Delek Yangdron has always loved studying and thoroughly enjoyed her classes. Thanks in part to Tibetan Nuns Project donors and volunteers, Delek Yangdron has not only received 15 years of academic studies, she has also taken an important leadership role in learning and teaching new technology and media. Under the guidance of volunteer teachers, she took basic computer classes. With time and effort, she has become very proficient in MS Word, design programs such as InDesign, Photoshop, photography, and video editing.
She was among the first group to receive training in computer skills and because of her special interest, she also taught in the Dolma Ling computer room, providing basic computer education to the other nuns while continuing her own studies. While in charge of the computer room, she designed the nuns’ yearly magazine and helped a senior Dolma Ling teacher with design for his book on full ordination for nuns. In 2008, when the unrest in Tibet started, a teachers’ group from Darjeeling approached her to design and type a book on Tibetan issues. Because she spent three months helping them, she was unable to take the year-end exam to continue her studies. Returning to Dolma Ling, she worked in the nunnery as a receptionist and caretaker of the guesthouse, before specializing in computer and media skills.
“I am now serving the nunnery with all my skills in photography and video making,” says Delek Yangdron. Her pictures are used for the Tibetan Nuns Project website, blog posts, Facebook page, annual newsletter, and wall calendar. “I am more than happy with my decision to work at the media room. I positively feel I will be of much better service to others following this path,” she says.
Delek Yangdron’s long-term wish is to help her country by teaching inside Tibet. “There are many others like me in my village who are deprived of their basic freedom to education or may never be getting a chance to study. So I deeply wish to share my knowledge with people living in more remote areas of Tibet,” she said.
The other nuns who work with her on the Media Team and who have been trained by her are grateful for the chance to be taught by her. One of the nuns that Delek Yangdron helped train, Venerable Ngawang Choedon, said, “My best opportunity was learning from the Tibetan Nuns Project’s Media Section staff like Delek Yangdron, Gen Lhakpa Tsering, and our volunteer teachers Hamilton from Canada and Henry from Austria.

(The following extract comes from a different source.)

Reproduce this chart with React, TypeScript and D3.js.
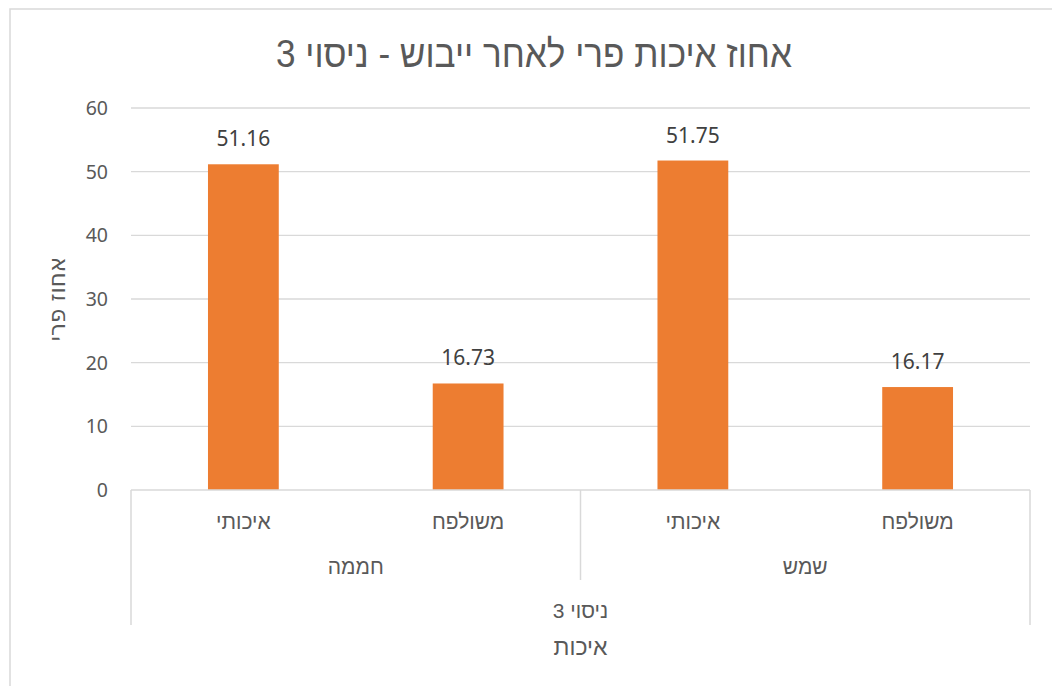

Through their guidance, I was able to make a movie of the inauguration of Shugsep Nunnery.”
“At that time His Holiness the Dalai Lama was there. I could not believe that I could do such a great [important] job like taking photographs very near to him. After that I felt so great. I think that it’s like a miracle,” said Ngawang Choedon.
At least nine nuns at Dolma Ling Nunnery have now been trained in new technology and media arts and a further 20 nuns have received training on image editing and layout using Photoshop and InDesign, allowing them to produce their own newsletters and brochures. There are many more nuns who wish to learn these types of skills.
Already the nuns have accomplished great things. “Dolma Ling Nunnery and Institute is quite exceptional when it comes to computer and media knowledge,” says Harald Weichhart, an Austrian volunteer who provided training at the nunnery. “I have yet to find a Tibetan monastic community in India or Nepal where there is such a level of expertise in this field.”
We are extremely grateful to the 14 donors who helped fund new camera equipment for the Media Team this spring. The camera and memory cards will be purchased in the US and hand-delivered to the team in September 2017 in time for the 30th anniversary celebrations of the Tibetan Nuns Project in October.